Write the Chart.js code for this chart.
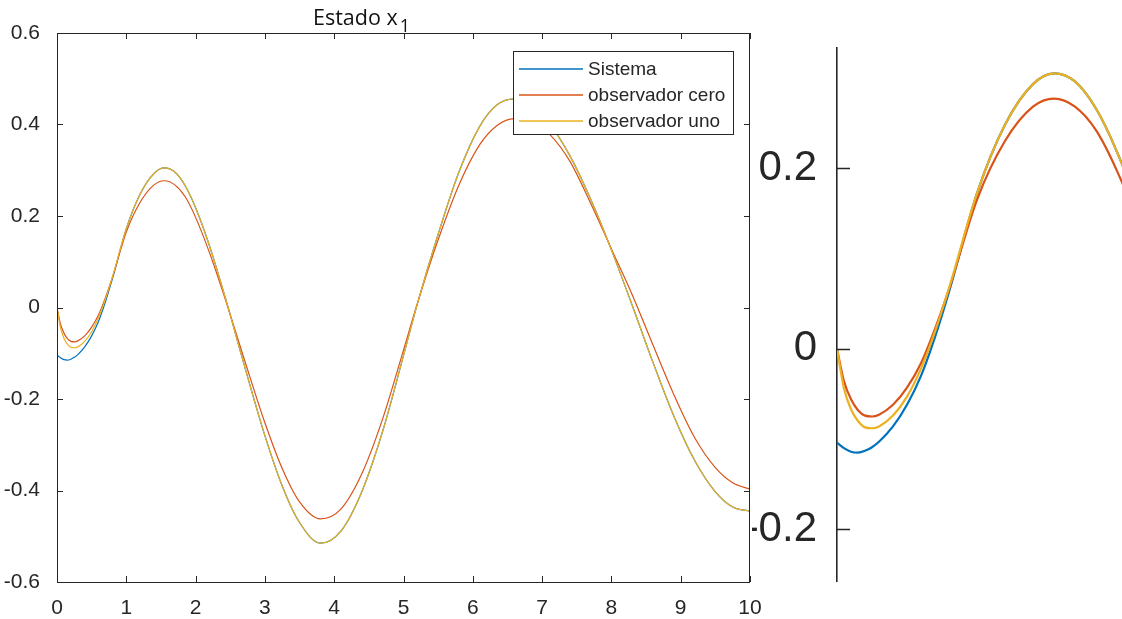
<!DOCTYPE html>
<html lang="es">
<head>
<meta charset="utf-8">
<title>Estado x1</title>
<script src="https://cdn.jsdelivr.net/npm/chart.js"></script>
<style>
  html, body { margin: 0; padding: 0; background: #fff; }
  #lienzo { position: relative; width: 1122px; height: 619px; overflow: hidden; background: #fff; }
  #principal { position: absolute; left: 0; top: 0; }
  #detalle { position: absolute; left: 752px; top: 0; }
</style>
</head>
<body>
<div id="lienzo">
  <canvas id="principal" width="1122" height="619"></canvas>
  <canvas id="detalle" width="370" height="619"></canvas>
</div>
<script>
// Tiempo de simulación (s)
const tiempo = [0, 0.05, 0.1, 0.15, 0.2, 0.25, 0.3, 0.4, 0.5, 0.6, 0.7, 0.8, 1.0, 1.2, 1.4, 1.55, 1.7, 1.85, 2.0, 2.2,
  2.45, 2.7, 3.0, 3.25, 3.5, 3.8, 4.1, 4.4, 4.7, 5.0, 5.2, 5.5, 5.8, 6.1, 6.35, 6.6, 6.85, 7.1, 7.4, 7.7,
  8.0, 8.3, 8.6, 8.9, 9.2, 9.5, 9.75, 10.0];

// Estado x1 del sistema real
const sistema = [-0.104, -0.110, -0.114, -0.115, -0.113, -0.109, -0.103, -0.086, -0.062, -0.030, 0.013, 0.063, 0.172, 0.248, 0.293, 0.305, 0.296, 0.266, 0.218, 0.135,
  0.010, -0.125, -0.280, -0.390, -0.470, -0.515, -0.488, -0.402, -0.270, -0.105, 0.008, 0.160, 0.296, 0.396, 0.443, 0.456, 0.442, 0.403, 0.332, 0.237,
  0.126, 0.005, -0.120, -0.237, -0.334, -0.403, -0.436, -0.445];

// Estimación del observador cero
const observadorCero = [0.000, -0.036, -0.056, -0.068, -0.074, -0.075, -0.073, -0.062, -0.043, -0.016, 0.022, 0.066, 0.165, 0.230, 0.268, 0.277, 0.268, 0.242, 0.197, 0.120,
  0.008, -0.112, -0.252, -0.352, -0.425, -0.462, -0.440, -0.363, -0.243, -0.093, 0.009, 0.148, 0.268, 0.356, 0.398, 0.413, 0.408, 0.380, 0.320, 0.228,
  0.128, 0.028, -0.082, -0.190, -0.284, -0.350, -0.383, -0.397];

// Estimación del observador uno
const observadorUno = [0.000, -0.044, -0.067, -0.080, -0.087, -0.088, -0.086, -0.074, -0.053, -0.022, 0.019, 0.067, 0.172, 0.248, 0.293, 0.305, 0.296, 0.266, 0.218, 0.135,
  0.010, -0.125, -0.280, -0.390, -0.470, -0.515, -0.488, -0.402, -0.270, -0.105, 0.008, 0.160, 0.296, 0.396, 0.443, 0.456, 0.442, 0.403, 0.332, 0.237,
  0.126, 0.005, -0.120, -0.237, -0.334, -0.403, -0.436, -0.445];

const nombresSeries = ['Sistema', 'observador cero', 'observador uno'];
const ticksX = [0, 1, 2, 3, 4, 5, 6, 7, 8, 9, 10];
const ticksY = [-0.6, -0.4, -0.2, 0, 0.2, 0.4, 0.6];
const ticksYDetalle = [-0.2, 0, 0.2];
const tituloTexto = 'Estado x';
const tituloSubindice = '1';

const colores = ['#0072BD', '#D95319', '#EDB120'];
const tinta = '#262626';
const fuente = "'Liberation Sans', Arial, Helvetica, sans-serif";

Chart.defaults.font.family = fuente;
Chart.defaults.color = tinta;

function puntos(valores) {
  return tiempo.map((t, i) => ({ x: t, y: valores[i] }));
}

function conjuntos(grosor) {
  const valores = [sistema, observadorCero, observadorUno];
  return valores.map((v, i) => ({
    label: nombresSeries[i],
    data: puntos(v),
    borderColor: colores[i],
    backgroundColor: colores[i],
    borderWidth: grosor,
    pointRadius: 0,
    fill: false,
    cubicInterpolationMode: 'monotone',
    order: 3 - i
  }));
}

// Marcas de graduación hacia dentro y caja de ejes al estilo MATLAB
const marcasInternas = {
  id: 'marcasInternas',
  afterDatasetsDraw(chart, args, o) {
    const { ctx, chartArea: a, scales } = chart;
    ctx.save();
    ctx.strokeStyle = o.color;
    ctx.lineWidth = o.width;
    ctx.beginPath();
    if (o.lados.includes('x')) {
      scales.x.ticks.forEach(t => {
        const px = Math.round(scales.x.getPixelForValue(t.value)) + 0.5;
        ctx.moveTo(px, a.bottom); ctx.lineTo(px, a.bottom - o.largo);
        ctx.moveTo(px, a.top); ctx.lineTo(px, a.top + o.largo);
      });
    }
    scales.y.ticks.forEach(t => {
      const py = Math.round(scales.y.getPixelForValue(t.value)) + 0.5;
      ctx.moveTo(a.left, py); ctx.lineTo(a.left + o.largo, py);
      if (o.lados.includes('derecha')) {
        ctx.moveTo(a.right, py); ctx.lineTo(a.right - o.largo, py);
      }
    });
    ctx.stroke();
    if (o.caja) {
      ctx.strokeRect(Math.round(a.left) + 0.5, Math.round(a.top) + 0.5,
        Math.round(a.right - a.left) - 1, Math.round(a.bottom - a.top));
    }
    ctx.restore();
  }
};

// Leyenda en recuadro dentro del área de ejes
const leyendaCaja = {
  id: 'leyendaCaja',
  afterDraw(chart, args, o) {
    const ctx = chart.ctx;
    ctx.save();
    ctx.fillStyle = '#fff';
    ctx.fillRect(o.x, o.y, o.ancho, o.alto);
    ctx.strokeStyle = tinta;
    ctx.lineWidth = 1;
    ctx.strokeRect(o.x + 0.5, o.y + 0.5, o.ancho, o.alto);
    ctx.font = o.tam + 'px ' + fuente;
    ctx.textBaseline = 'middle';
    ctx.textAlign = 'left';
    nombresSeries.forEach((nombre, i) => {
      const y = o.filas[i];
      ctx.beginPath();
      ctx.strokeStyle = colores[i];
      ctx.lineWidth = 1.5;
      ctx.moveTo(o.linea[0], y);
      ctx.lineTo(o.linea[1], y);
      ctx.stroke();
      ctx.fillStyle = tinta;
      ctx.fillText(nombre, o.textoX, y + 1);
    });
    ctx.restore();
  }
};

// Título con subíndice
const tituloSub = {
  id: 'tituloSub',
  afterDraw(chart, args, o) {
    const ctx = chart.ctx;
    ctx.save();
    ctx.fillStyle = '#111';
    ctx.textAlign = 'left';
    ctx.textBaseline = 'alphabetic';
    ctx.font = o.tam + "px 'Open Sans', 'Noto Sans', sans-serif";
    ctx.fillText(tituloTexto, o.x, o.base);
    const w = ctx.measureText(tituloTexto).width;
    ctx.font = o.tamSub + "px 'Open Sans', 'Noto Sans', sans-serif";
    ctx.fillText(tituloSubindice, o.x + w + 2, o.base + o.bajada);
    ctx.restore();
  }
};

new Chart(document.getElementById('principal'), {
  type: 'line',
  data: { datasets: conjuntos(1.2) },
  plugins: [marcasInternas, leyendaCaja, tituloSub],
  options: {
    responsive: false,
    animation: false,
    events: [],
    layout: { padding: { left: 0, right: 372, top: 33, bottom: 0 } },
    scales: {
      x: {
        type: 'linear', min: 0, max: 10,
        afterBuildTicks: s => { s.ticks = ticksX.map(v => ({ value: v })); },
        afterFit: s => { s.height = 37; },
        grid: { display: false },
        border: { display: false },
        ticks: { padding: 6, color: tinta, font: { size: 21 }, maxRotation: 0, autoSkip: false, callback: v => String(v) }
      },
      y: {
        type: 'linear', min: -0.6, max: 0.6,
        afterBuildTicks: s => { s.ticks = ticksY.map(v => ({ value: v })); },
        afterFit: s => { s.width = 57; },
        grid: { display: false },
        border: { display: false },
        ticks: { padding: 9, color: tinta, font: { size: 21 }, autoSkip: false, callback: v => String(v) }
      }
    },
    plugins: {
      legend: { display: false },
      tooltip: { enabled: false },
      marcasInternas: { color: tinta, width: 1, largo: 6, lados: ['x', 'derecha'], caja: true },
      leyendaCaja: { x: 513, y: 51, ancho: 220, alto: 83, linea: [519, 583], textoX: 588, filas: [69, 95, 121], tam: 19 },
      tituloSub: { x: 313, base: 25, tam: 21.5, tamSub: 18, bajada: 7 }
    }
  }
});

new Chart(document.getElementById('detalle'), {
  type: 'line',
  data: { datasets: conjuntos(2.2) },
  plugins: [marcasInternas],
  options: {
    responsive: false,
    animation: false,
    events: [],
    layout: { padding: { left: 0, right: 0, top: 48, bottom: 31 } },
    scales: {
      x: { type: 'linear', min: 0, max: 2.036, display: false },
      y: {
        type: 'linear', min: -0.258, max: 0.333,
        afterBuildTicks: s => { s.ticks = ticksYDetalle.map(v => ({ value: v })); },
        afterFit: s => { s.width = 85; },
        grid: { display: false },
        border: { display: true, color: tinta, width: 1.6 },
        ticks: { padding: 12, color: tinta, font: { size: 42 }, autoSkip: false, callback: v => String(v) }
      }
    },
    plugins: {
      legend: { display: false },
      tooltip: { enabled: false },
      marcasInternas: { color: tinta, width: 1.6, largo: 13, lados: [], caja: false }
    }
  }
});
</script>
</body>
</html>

_TASK BRIEF_
Emit the lines of the material exactly, from its first line to the line containing "0.128, 0.028, -0.082, -0.190, -0.284, -0.350, -0.383, -0.397];", inclusive; leave every picture out.

_RESULT FOR THIS TASK_
Write the Chart.js code for this chart.
<!DOCTYPE html>
<html lang="es">
<head>
<meta charset="utf-8">
<title>Estado x1</title>
<script src="https://cdn.jsdelivr.net/npm/chart.js"></script>
<style>
  html, body { margin: 0; padding: 0; background: #fff; }
  #lienzo { position: relative; width: 1122px; height: 619px; overflow: hidden; background: #fff; }
  #principal { position: absolute; left: 0; top: 0; }
  #detalle { position: absolute; left: 752px; top: 0; }
</style>
</head>
<body>
<div id="lienzo">
  <canvas id="principal" width="1122" height="619"></canvas>
  <canvas id="detalle" width="370" height="619"></canvas>
</div>
<script>
// Tiempo de simulación (s)
const tiempo = [0, 0.05, 0.1, 0.15, 0.2, 0.25, 0.3, 0.4, 0.5, 0.6, 0.7, 0.8, 1.0, 1.2, 1.4, 1.55, 1.7, 1.85, 2.0, 2.2,
  2.45, 2.7, 3.0, 3.25, 3.5, 3.8, 4.1, 4.4, 4.7, 5.0, 5.2, 5.5, 5.8, 6.1, 6.35, 6.6, 6.85, 7.1, 7.4, 7.7,
  8.0, 8.3, 8.6, 8.9, 9.2, 9.5, 9.75, 10.0];

// Estado x1 del sistema real
const sistema = [-0.104, -0.110, -0.114, -0.115, -0.113, -0.109, -0.103, -0.086, -0.062, -0.030, 0.013, 0.063, 0.172, 0.248, 0.293, 0.305, 0.296, 0.266, 0.218, 0.135,
  0.010, -0.125, -0.280, -0.390, -0.470, -0.515, -0.488, -0.402, -0.270, -0.105, 0.008, 0.160, 0.296, 0.396, 0.443, 0.456, 0.442, 0.403, 0.332, 0.237,
  0.126, 0.005, -0.120, -0.237, -0.334, -0.403, -0.436, -0.445];

// Estimación del observador cero
const observadorCero = [0.000, -0.036, -0.056, -0.068, -0.074, -0.075, -0.073, -0.062, -0.043, -0.016, 0.022, 0.066, 0.165, 0.230, 0.268, 0.277, 0.268, 0.242, 0.197, 0.120,
  0.008, -0.112, -0.252, -0.352, -0.425, -0.462, -0.440, -0.363, -0.243, -0.093, 0.009, 0.148, 0.268, 0.356, 0.398, 0.413, 0.408, 0.380, 0.320, 0.228,
  0.128, 0.028, -0.082, -0.190, -0.284, -0.350, -0.383, -0.397];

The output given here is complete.